Although not impossible, it does require raw database fragments to rebuild database files. With all of these scenarios, the recovery method must easily allow the customers to gain access to their data once it has been recovered.
Another challenge presented is the physical data versus the logical data. When a hard drive fails, many data recovery providers try to recover data only at the physical level, but ignore the logical level.
There are also many different and proprietary file systems and dynamic RAID configurations, which require various types of solutions to recover data. Providers need to be able to pull critical data out of the virtual level that is useful for their customers, in addition to the physical data from the various file systems and configurations, to ensure a quality and complete recovery.
Conclusion
The technology landscape will only continue to become more complex as hardware and software are constantly updated, and offer faster capabilities and larger storage capacity every day.

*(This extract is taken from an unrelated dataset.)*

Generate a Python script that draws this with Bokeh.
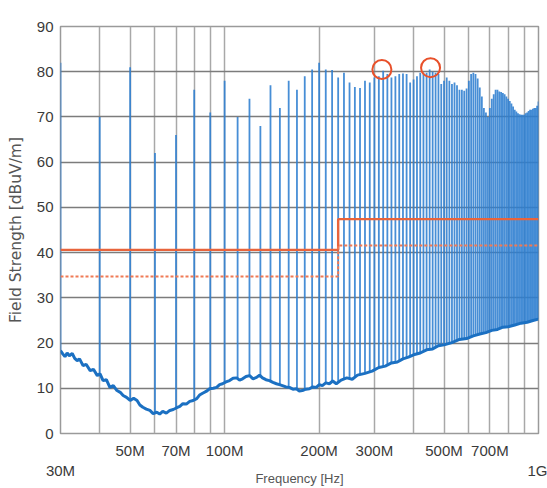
import numpy as np
from bokeh.plotting import figure
from bokeh.models import FixedTicker
from bokeh.embed import file_html
from bokeh.resources import INLINE

# ---- data (frequency in MHz, level in dBuV/m) ----
harm_freq = list(range(30, 1001, 10))
harm_peak = [82, 70, 81, 62, 66, 76, 71, 78, 70, 74,
             68, 77, 72, 78, 76, 79, 80.5, 82, 80.5, 80.4,
             78.7, 79.8, 77.6, 76.6, 76.4, 78, 77.6, 78.7, 79, 80.2,
             79.5, 78.7, 79, 79.5, 79.6, 79.5, 77.6, 78.3, 79, 79.8,
             79.8, 79.8, 80.5, 80, 79.8, 79.5, 77.3, 78, 78.7, 78,
             77.3, 77.6, 77, 76, 76, 75.8, 76.3, 78, 79.5, 79.8,
             79.5, 78.5, 76.5, 74.5, 72, 71, 70, 72, 74, 75,
             76, 76, 75.6, 75.5, 75.3, 75, 74.5, 74, 73.5, 73,
             72.3, 71.6, 71.2, 70.8, 70.6, 70.5, 70.5, 70.5, 70.8, 71,
             71.3, 71.6, 71.6, 71.8, 72, 72, 72.5, 73.4]

floor_freq = [30, 30.5, 31, 31.5, 32, 32.7, 33.3, 33.9, 34.5, 35.4, 36.2, 37.3, 38.2, 39.3,
              40.1, 41.0, 42, 43.1, 44.2, 45.4, 46.5, 47.5, 48.7, 50, 51.3, 52.6, 53.7, 54.9,
              56.3, 57.8, 59.2, 60.8, 62.1, 63.5, 65.2, 66.9, 68.6, 70.4, 72, 73.6, 75.5, 77.4,
              79.4, 81.5, 83.2, 85.1, 87.3, 89.6, 92, 94.3, 96.4, 98.5, 101, 103.7, 106.4, 109.2,
              111.6, 114.1, 117, 120.1, 123.2, 126.4, 129.2, 132, 135.4, 138.9, 142.5, 146.2,
              149.5, 152.8, 156.8, 160.8, 165, 169.3, 173, 176.9, 181.5, 186.2, 191, 196, 200.3,
              204.8, 210, 215.6, 221, 226.9, 235, 245, 255, 265, 280, 295, 310, 325, 340, 355,
              370, 385, 400, 420, 440, 460, 480, 500, 530, 560, 590, 620, 650, 680, 710, 740,
              770, 800, 840, 880, 920, 960, 1000]
floor_db = [18.3, 17.6, 17.0, 17.8, 17.2, 17.7, 16.6, 16.1, 16.5, 15.0, 15.3, 13.9, 14.2, 12.8,
            13.2, 11.7, 11.9, 10.2, 10.6, 9.5, 9.1, 8.4, 8.0, 7.3, 7.8, 7.3, 6.3, 5.8,
            5.4, 5.1, 4.4, 4.7, 4.3, 4.9, 4.5, 5.1, 5.3, 5.7, 6.0, 6.6, 6.5, 7.1,
            7.3, 7.7, 8.5, 8.9, 9.3, 9.9, 10.0, 10.2, 10.8, 11.0, 11.4, 11.7, 12.2, 12.3,
            11.8, 12.1, 12.6, 12.8, 12.1, 12.4, 12.9, 12.3, 11.9, 11.7, 11.3, 11.0,
            10.8, 10.6, 10.3, 10.2, 9.8, 9.9, 9.4, 9.5, 9.8, 9.9, 10.3, 10.2, 10.8,
            10.6, 11.2, 11.0, 11.6, 11.0, 11.8, 12.3, 12.0, 12.9, 13.3, 13.8, 14.6, 14.9, 15.6, 15.8,
            16.5, 16.9, 17.4, 17.8, 18.5, 18.7, 19.4, 19.6, 20.1, 20.8, 21.0, 21.6, 22.0, 22.3, 22.8, 23.0,
            23.5, 23.6, 24.0, 24.4, 24.6, 25.0, 25.3]

limit_qp_freq = [30, 230, 230, 1000]
limit_qp_db = [40.6, 40.6, 47.4, 47.4]
limit_av_freq = [30, 230, 230, 1000]
limit_av_db = [34.7, 34.7, 41.6, 41.6]

mark_freq = [317, 453]
mark_db = [80.5, 80.9]

# upper row of tick labels, and the two edge labels set one line lower
x_tick_vals = [30, 50, 70, 100, 200, 300, 500, 700, 1000]
x_tick_text = ["\n30M", "50M", "70M", "100M", "200M", "300M", "500M", "700M", "\n1G"]
x_grid_vals = [40, 50, 60, 70, 80, 90, 100, 200, 300, 400, 500, 600, 700, 800, 900]
y_tick_vals = [0, 10, 20, 30, 40, 50, 60, 70, 80, 90]

# ---- figure ----
p = figure(width=547, height=488, x_axis_type="log", x_range=(30, 1000), y_range=(0, 90),
           output_backend="svg", toolbar_location=None,
           min_border_left=60, min_border_right=9, min_border_top=26, min_border_bottom=55)
p.background_fill_color = "white"
p.border_fill_color = "white"
p.outline_line_color = "#9a9a9a"
p.outline_line_width = 1.5

TICK_FONT = "Liberation Sans"

p.xaxis.ticker = FixedTicker(ticks=x_tick_vals)
p.xaxis.major_label_overrides = {v: t for v, t in zip(x_tick_vals, x_tick_text)}
p.xaxis.major_tick_out = 0
p.xaxis.major_tick_in = 0
p.xaxis.minor_tick_out = 0
p.xaxis.minor_tick_in = 0
p.xaxis.axis_line_color = None
p.xaxis.major_label_standoff = 8
p.xaxis.major_label_text_font = TICK_FONT
p.xaxis.major_label_text_font_size = "15px"
p.xaxis.major_label_text_color = "#3a3a3a"
p.xaxis.axis_label = "Frequency [Hz]"
p.xaxis.axis_label_text_font = "Liberation Sans"
p.xaxis.axis_label_text_font_size = "13px"
p.xaxis.axis_label_text_font_style = "normal"
p.xaxis.axis_label_text_color = "#555555"
p.xaxis.axis_label_standoff = -11

p.yaxis.ticker = FixedTicker(ticks=y_tick_vals)
p.yaxis.major_tick_out = 0
p.yaxis.major_tick_in = 0
p.yaxis.minor_tick_out = 0
p.yaxis.minor_tick_in = 0
p.yaxis.axis_line_color = None
p.yaxis.major_label_standoff = 7
p.yaxis.major_label_text_font = TICK_FONT
p.yaxis.major_label_text_font_size = "15px"
p.yaxis.major_label_text_color = "#3a3a3a"
p.yaxis.axis_label = "Field Strength [dBuV/m]"
p.yaxis.axis_label_text_font = "DejaVu Sans"
p.yaxis.axis_label_text_font_size = "15.5px"
p.yaxis.axis_label_text_font_style = "normal"
p.yaxis.axis_label_text_color = "#555555"
p.yaxis.axis_label_standoff = 9

p.xgrid.ticker = FixedTicker(ticks=x_grid_vals)
p.xgrid.grid_line_color = "#a8a8a8"
p.xgrid.grid_line_width = 1.5
p.ygrid.ticker = FixedTicker(ticks=y_tick_vals[1:-1])
p.ygrid.grid_line_color = "#7c7c7c"
p.ygrid.grid_line_width = 1.5

# ---- trace: harmonic spikes from the noise floor ----
lf = np.log10(np.array(floor_freq, dtype=float))
base = np.interp(np.log10(np.array(harm_freq, dtype=float)), lf, np.array(floor_db))
p.segment(x0=harm_freq, y0=list(base), x1=harm_freq, y1=harm_peak,
          line_color="#2d7ed0", line_width=1.8, line_alpha=0.88)
p.line(floor_freq, floor_db, line_color="#1b70c2", line_width=3)

# ---- limit lines ----
p.line(limit_qp_freq, limit_qp_db, line_color="#e8643c", line_width=2.4)
p.line(limit_av_freq, limit_av_db, line_color="#f07a55", line_width=2, line_dash="3 2")

# ---- markers ----
p.scatter(mark_freq, mark_db, marker="circle", size=19, fill_color=None,
          line_color="#e8502a", line_width=2)

open("out.html", "w").write(file_html(p, INLINE))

As vendors try to gain a competitive advantage over one another, they create new updates to their file systems that require additional research and development. In turn, individuals and organizations are becoming increasingly reliant on these ever-changing data storage technologies, with their critical data being housed in various types of environments.
When this data, whether structured or unstructured, resides in multiple kinds of environments, it makes recovery all the more difficult when a data loss occurs. Whether the data is housed in a traditional database, SSDs, virtual, or cloud environments, each presents its own sets of challenges when trying to recover lost data. It is imperative for businesses and customers to remain in constant communication with their storage providers to determine where their data is at any given time.
They also need to be aware of recovery processes and procedures in the event of a data loss to minimize any impact to business continuity and salvage business critical information.